2011/03/03 00:05:40
ノモンハン事件 20
第二次ノモンハン事件
ノモンハン事件の戦略と戦術
兵力の集中と兵站
ソ連軍司令官のジューコフは、この戦いで兵站上の革新を成し遂げた。
19世紀後半から1939年までの陸軍の兵站線は鉄道を主体とするものであり、鉄道と港湾を離れて大軍を運用することはきわめて困難とされていた。
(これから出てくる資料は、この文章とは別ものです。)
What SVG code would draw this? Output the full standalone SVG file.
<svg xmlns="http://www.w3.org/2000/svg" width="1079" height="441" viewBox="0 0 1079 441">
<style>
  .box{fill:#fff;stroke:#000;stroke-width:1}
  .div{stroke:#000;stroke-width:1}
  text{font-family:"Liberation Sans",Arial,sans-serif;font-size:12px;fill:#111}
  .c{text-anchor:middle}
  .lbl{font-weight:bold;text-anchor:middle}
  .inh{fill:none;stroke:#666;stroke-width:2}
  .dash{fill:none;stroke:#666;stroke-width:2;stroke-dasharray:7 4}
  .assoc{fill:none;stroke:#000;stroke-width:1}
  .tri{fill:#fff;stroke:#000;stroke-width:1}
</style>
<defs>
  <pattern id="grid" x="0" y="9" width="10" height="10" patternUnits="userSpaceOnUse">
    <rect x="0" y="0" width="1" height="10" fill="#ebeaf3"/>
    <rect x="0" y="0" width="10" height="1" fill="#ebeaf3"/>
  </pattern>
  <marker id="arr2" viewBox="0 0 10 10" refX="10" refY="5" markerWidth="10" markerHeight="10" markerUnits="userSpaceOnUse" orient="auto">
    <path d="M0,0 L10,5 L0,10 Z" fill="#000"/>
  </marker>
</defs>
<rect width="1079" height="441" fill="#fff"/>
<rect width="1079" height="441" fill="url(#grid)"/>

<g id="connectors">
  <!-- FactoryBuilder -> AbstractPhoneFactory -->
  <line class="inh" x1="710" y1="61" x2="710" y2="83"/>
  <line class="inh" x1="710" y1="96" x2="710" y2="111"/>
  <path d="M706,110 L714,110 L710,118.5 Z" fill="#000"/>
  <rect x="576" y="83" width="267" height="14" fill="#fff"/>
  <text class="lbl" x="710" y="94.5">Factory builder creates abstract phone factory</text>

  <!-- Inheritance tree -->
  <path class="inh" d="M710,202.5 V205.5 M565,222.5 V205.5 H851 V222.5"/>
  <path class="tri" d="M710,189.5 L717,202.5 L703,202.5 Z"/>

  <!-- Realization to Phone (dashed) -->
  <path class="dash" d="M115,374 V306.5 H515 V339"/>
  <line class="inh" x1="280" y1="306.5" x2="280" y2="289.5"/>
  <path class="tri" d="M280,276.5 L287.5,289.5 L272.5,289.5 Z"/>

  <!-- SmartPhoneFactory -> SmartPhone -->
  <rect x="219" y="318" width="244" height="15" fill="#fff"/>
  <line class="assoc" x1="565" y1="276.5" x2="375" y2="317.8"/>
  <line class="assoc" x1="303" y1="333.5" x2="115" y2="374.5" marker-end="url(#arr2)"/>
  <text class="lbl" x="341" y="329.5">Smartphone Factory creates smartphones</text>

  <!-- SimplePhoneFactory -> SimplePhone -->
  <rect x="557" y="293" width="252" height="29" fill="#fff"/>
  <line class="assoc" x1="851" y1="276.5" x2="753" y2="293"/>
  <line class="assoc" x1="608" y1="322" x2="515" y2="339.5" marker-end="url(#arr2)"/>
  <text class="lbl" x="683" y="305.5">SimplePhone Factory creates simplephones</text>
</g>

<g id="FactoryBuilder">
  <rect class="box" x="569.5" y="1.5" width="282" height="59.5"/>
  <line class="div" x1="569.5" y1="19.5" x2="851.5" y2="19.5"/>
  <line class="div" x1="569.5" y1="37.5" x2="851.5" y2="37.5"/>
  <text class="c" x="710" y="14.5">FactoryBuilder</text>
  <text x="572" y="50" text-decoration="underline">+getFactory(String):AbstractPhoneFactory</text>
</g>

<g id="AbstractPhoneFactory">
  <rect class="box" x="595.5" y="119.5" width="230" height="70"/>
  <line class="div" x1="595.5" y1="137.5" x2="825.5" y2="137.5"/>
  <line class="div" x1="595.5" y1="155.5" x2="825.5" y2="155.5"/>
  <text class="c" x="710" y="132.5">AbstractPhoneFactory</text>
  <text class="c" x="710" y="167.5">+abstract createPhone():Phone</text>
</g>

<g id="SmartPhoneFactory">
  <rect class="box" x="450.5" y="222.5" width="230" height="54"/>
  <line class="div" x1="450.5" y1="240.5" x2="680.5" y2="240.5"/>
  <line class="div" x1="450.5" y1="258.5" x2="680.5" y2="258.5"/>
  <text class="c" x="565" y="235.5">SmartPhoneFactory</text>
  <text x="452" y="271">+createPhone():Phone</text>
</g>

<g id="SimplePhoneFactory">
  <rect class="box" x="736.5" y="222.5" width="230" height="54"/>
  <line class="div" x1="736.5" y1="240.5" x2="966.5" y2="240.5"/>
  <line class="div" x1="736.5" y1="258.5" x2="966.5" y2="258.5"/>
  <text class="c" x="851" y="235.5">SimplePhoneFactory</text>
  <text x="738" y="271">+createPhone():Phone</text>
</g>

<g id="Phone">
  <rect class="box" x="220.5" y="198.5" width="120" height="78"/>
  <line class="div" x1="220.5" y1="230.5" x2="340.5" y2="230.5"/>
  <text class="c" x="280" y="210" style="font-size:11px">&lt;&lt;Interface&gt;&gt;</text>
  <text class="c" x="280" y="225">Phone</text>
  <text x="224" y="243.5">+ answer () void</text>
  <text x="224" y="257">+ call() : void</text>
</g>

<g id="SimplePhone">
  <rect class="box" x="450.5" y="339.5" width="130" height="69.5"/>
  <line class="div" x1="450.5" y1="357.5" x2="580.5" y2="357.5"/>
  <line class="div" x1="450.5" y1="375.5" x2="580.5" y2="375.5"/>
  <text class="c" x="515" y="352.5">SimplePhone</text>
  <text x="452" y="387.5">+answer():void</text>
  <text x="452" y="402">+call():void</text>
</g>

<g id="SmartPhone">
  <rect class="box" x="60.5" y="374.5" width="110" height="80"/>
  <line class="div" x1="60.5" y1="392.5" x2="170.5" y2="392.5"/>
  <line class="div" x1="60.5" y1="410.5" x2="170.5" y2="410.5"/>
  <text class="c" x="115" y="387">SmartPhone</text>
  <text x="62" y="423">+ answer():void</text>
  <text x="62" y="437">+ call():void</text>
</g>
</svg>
鉄道輸送は戦線の遙か後方にあるザバイカルのソロビヨフスコエ駅までしかできず、そこから後方基地までトラック輸送し、更に前線まで650-750kmに渡る長大な兵站線が必要であった。舗装道路なき平原で、未熟な運転手が道に迷うなどトラブルも多かったが、大規模自動車輸送によって8月までに大量の物資を蓄積したことで、第二次ノモンハン事件の前に十分な戦力を準備できた。当時のソ連軍は一般に補給を軽視していたがノモンハンでは例外で、後方支援部隊に戦功章を与えその実績を評価したほどであった。
ハイラル駅からの日本軍の補給線は約200kmであり、ソ連軍に比べるとはるかに短かった。この為、日本側は「敵よりも距離が短いので我が方が補給上有利」と考えていた。しかし、輸送力がはるか及ばなかった日本軍部隊は、ハイラルから戦場までを徒歩で行軍した。
満州国内の民間自動車をかき集めるなどの努力は行われたものの、燃料の輸送も十分に行えず、せっかく前線に送られた自動車も有効活用できないことがあった。ソ連側が自動車輸送によって大規模かつ迅速に補給を受けていたのに比べ、貧弱極まる補給態勢だった。この補給量と戦力の隔絶が以後の戦いの帰趨を決したといっても過言ではない。